-- SOURCE MATERIAL --
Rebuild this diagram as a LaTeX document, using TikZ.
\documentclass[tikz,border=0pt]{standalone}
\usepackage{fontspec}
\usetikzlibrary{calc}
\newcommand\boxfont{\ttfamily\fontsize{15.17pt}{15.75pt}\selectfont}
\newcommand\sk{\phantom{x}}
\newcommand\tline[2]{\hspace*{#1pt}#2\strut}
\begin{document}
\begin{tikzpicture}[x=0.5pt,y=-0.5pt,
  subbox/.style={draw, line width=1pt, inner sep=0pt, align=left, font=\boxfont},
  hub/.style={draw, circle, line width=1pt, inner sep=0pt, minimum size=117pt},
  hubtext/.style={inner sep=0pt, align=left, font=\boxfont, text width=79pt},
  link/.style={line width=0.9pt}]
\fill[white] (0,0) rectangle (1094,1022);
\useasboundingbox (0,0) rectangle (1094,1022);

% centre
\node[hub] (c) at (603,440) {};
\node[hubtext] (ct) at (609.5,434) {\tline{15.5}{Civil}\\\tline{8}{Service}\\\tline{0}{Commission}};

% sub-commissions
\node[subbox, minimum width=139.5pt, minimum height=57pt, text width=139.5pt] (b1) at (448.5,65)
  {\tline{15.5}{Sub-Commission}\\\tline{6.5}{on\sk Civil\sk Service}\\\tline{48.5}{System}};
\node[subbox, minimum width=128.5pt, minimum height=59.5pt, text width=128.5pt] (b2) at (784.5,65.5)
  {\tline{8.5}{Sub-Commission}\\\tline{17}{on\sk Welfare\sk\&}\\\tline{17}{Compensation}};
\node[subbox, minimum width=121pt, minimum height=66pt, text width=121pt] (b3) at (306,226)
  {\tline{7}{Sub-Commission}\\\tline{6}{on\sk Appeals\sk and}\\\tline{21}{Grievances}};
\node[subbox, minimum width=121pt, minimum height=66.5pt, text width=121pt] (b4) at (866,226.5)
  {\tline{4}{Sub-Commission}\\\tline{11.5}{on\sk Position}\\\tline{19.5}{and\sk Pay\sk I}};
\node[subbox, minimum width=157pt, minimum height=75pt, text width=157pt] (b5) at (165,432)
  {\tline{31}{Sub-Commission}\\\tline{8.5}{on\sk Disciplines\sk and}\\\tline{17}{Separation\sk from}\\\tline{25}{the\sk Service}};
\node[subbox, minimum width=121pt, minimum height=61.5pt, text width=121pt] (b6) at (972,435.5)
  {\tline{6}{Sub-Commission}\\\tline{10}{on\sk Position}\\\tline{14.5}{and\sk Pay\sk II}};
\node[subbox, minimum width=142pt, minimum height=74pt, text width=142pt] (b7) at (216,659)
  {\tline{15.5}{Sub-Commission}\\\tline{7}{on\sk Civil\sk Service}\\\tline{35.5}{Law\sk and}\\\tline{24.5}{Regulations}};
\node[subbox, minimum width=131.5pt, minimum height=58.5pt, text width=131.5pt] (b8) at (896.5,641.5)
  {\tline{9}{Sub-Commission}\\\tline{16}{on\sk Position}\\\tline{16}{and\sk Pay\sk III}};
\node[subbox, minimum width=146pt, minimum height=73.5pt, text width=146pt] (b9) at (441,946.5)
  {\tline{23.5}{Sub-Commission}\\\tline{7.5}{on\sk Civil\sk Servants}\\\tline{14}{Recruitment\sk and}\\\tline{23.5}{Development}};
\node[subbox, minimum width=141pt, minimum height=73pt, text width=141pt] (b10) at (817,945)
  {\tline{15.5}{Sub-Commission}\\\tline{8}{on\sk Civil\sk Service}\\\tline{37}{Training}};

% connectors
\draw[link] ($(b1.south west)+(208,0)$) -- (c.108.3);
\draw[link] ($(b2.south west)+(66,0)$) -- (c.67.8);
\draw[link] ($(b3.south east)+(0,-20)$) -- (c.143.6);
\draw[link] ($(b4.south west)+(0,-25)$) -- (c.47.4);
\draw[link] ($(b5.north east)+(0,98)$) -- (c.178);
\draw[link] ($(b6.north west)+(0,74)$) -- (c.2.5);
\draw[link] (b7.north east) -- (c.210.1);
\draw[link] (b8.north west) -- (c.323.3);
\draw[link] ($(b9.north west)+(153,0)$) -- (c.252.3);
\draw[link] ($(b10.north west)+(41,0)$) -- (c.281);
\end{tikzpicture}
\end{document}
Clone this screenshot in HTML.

-- CHALLENGE --
Quote all of the entries verbatim.

-- EXERCISE SOLUTION --
Rebuild this diagram as a LaTeX document, using TikZ.
\documentclass[tikz,border=0pt]{standalone}
\usepackage{fontspec}
\usetikzlibrary{calc}
\newcommand\boxfont{\ttfamily\fontsize{15.17pt}{15.75pt}\selectfont}
\newcommand\sk{\phantom{x}}
\newcommand\tline[2]{\hspace*{#1pt}#2\strut}
\begin{document}
\begin{tikzpicture}[x=0.5pt,y=-0.5pt,
  subbox/.style={draw, line width=1pt, inner sep=0pt, align=left, font=\boxfont},
  hub/.style={draw, circle, line width=1pt, inner sep=0pt, minimum size=117pt},
  hubtext/.style={inner sep=0pt, align=left, font=\boxfont, text width=79pt},
  link/.style={line width=0.9pt}]
\fill[white] (0,0) rectangle (1094,1022);
\useasboundingbox (0,0) rectangle (1094,1022);

% centre
\node[hub] (c) at (603,440) {};
\node[hubtext] (ct) at (609.5,434) {\tline{15.5}{Civil}\\\tline{8}{Service}\\\tline{0}{Commission}};

% sub-commissions
\node[subbox, minimum width=139.5pt, minimum height=57pt, text width=139.5pt] (b1) at (448.5,65)
  {\tline{15.5}{Sub-Commission}\\\tline{6.5}{on\sk Civil\sk Service}\\\tline{48.5}{System}};
\node[subbox, minimum width=128.5pt, minimum height=59.5pt, text width=128.5pt] (b2) at (784.5,65.5)
  {\tline{8.5}{Sub-Commission}\\\tline{17}{on\sk Welfare\sk\&}\\\tline{17}{Compensation}};
\node[subbox, minimum width=121pt, minimum height=66pt, text width=121pt] (b3) at (306,226)
  {\tline{7}{Sub-Commission}\\\tline{6}{on\sk Appeals\sk and}\\\tline{21}{Grievances}};
\node[subbox, minimum width=121pt, minimum height=66.5pt, text width=121pt] (b4) at (866,226.5)
  {\tline{4}{Sub-Commission}\\\tline{11.5}{on\sk Position}\\\tline{19.5}{and\sk Pay\sk I}};
\node[subbox, minimum width=157pt, minimum height=75pt, text width=157pt] (b5) at (165,432)
  {\tline{31}{Sub-Commission}\\\tline{8.5}{on\sk Disciplines\sk and}\\\tline{17}{Separation\sk from}\\\tline{25}{the\sk Service}};
\node[subbox, minimum width=121pt, minimum height=61.5pt, text width=121pt] (b6) at (972,435.5)
  {\tline{6}{Sub-Commission}\\\tline{10}{on\sk Position}\\\tline{14.5}{and\sk Pay\sk II}};
\node[subbox, minimum width=142pt, minimum height=74pt, text width=142pt] (b7) at (216,659)
  {\tline{15.5}{Sub-Commission}\\\tline{7}{on\sk Civil\sk Service}\\\tline{35.5}{Law\sk and}\\\tline{24.5}{Regulations}};
\node[subbox, minimum width=131.5pt, minimum height=58.5pt, text width=131.5pt] (b8) at (896.5,641.5)
  {\tline{9}{Sub-Commission}\\\tline{16}{on\sk Position}\\\tline{16}{and\sk Pay\sk III}};
\node[subbox, minimum width=146pt, minimum height=73.5pt, text width=146pt] (b9) at (441,946.5)
  {\tline{23.5}{Sub-Commission}\\\tline{7.5}{on\sk Civil\sk Servants}\\\tline{14}{Recruitment\sk and}\\\tline{23.5}{Development}};
\node[subbox, minimum width=141pt, minimum height=73pt, text width=141pt] (b10) at (817,945)
  {\tline{15.5}{Sub-Commission}\\\tline{8}{on\sk Civil\sk Service}\\\tline{37}{Training}};

% connectors
\draw[link] ($(b1.south west)+(208,0)$) -- (c.108.3);
\draw[link] ($(b2.south west)+(66,0)$) -- (c.67.8);
\draw[link] ($(b3.south east)+(0,-20)$) -- (c.143.6);
\draw[link] ($(b4.south west)+(0,-25)$) -- (c.47.4);
\draw[link] ($(b5.north east)+(0,98)$) -- (c.178);
\draw[link] ($(b6.north west)+(0,74)$) -- (c.2.5);
\draw[link] (b7.north east) -- (c.210.1);
\draw[link] (b8.north west) -- (c.323.3);
\draw[link] ($(b9.north west)+(153,0)$) -- (c.252.3);
\draw[link] ($(b10.north west)+(41,0)$) -- (c.281);
\end{tikzpicture}
\end{document}
Clone this screenshot in HTML.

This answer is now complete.